* Short task:
The listing below is the input. Say how many of its lines contain "this", giving the number alone.

Stored data:

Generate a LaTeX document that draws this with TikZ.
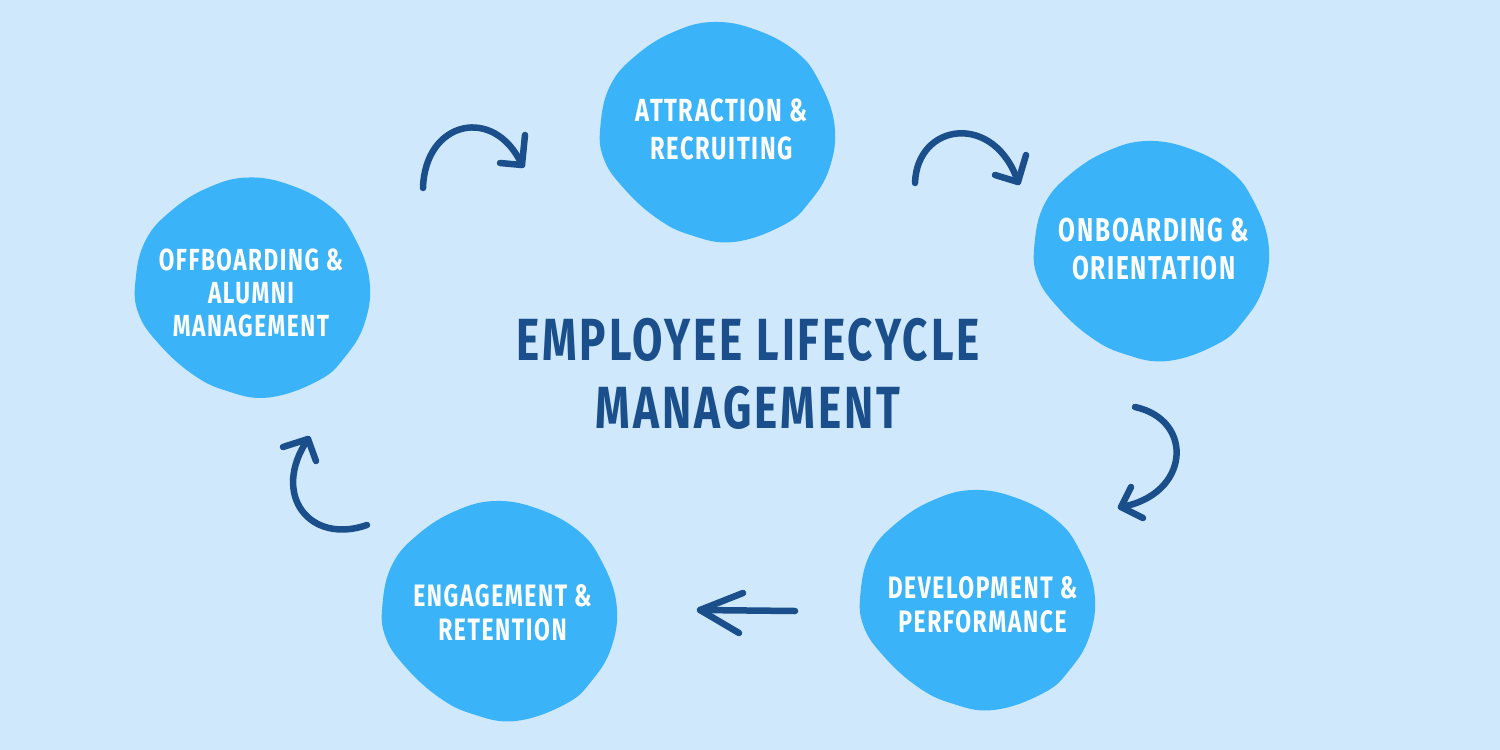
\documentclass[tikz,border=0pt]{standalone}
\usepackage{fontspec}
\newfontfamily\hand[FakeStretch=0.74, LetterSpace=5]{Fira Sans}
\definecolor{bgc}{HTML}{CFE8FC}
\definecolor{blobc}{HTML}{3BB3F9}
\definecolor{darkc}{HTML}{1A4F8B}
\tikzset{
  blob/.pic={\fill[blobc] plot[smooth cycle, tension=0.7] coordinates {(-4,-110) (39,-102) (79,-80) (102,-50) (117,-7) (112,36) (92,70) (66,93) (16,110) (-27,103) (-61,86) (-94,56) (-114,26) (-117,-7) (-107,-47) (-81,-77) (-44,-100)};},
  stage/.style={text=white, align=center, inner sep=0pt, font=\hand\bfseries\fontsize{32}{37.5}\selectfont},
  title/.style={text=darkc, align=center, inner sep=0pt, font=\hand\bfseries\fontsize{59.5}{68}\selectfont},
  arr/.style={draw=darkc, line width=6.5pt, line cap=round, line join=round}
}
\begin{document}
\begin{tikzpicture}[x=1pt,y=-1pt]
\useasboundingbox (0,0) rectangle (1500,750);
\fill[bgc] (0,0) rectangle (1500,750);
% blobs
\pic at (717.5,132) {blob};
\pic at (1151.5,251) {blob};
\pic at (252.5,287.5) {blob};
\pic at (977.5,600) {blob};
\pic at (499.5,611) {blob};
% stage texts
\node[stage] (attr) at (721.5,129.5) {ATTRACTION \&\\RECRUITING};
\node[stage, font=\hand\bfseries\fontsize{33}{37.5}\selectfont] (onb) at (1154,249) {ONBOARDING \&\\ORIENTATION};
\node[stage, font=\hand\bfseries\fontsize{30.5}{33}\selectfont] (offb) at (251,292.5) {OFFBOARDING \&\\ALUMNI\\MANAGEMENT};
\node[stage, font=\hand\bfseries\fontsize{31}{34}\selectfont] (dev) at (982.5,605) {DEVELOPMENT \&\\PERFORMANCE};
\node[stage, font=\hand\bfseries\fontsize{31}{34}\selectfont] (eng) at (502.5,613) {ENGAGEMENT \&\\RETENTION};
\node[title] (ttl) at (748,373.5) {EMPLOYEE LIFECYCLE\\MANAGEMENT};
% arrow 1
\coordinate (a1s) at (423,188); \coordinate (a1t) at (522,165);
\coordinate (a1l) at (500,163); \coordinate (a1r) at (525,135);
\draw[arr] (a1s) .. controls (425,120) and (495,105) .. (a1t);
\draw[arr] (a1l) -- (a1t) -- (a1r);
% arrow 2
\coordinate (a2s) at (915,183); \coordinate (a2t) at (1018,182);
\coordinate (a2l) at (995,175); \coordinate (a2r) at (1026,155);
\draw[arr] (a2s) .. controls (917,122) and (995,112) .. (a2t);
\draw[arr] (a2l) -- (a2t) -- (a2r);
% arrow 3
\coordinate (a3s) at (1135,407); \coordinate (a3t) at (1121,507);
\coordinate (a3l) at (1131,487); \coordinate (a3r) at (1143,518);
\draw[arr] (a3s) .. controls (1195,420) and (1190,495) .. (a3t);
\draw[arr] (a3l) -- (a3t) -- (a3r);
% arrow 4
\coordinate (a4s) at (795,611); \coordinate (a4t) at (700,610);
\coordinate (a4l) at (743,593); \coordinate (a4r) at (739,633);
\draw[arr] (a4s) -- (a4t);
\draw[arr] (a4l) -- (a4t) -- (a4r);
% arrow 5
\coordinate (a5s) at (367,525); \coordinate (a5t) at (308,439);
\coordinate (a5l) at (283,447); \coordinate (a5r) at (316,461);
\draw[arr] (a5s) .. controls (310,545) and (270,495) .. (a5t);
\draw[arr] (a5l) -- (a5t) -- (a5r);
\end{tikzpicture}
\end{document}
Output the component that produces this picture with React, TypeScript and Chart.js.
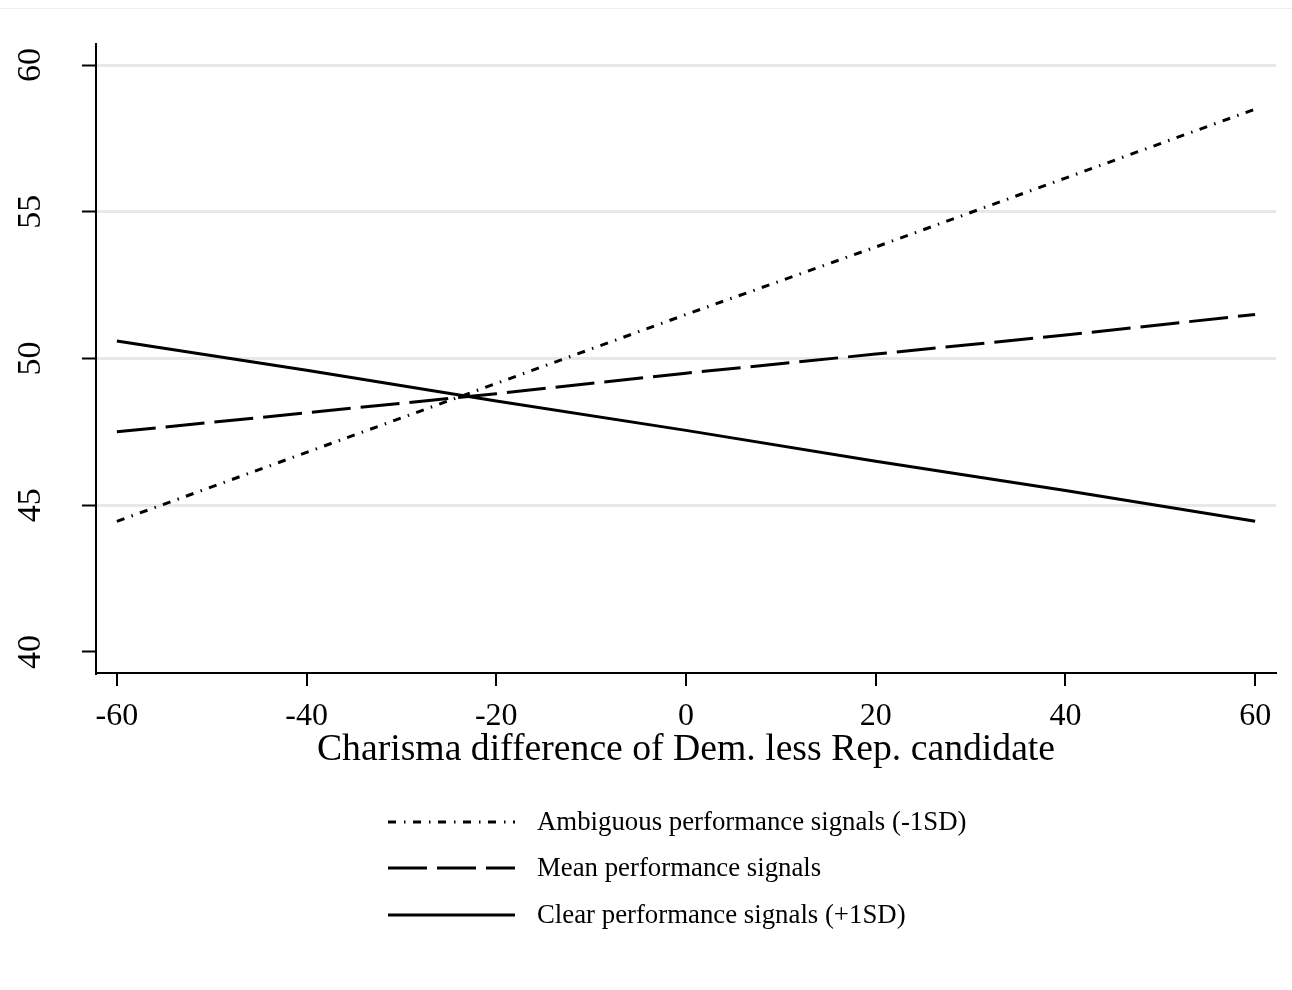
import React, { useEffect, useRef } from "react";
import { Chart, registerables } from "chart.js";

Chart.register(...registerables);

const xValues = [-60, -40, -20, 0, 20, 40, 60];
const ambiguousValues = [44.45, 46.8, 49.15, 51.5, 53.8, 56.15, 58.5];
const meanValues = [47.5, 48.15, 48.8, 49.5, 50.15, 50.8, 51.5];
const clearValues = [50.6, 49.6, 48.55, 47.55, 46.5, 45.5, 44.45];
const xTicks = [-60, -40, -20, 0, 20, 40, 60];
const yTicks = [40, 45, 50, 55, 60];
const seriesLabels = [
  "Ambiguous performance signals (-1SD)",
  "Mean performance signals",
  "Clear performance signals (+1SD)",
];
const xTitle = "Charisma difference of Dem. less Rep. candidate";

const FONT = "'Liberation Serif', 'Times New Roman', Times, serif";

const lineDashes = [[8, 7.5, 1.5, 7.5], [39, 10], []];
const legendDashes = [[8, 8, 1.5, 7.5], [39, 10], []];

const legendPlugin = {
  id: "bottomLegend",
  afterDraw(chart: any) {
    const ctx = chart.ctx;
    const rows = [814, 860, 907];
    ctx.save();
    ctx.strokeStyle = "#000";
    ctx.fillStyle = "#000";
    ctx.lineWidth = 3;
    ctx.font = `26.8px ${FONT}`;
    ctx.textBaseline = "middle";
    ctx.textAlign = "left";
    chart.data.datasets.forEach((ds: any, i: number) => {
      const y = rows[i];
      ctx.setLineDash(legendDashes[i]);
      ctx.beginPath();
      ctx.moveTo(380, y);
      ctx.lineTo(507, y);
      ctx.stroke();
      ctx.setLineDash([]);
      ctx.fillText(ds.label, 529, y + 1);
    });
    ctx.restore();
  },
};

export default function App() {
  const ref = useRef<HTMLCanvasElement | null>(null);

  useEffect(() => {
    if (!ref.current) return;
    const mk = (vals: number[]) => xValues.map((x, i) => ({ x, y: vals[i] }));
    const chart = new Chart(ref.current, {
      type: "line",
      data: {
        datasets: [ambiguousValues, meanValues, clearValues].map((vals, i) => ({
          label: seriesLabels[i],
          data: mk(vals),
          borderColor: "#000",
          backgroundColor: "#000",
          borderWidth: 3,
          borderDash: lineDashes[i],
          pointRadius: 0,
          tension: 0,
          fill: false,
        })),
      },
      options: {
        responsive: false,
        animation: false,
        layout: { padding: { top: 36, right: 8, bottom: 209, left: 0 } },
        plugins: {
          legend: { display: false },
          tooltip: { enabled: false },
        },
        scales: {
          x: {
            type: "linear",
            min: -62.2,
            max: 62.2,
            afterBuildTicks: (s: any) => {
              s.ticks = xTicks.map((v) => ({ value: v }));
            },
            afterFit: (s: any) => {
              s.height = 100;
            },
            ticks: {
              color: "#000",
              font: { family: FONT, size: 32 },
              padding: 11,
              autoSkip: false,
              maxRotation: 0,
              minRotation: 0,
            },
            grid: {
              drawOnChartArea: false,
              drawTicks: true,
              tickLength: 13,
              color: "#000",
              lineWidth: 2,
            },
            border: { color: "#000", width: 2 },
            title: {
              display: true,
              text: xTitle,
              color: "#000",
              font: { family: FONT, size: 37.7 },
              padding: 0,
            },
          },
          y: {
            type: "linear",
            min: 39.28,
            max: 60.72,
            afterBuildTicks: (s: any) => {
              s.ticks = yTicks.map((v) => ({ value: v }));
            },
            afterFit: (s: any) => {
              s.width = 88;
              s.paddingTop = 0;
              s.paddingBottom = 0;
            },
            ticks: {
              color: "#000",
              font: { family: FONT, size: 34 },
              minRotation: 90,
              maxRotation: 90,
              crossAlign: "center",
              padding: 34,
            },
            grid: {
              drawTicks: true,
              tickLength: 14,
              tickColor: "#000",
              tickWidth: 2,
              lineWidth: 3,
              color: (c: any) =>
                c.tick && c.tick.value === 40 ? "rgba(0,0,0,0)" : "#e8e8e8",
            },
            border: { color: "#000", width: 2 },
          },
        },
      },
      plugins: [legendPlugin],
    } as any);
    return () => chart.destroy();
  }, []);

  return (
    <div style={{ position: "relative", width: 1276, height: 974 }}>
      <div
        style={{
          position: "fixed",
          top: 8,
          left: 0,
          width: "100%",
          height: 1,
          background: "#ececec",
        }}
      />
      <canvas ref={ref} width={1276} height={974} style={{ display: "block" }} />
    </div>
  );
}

* Solution to the problem:
2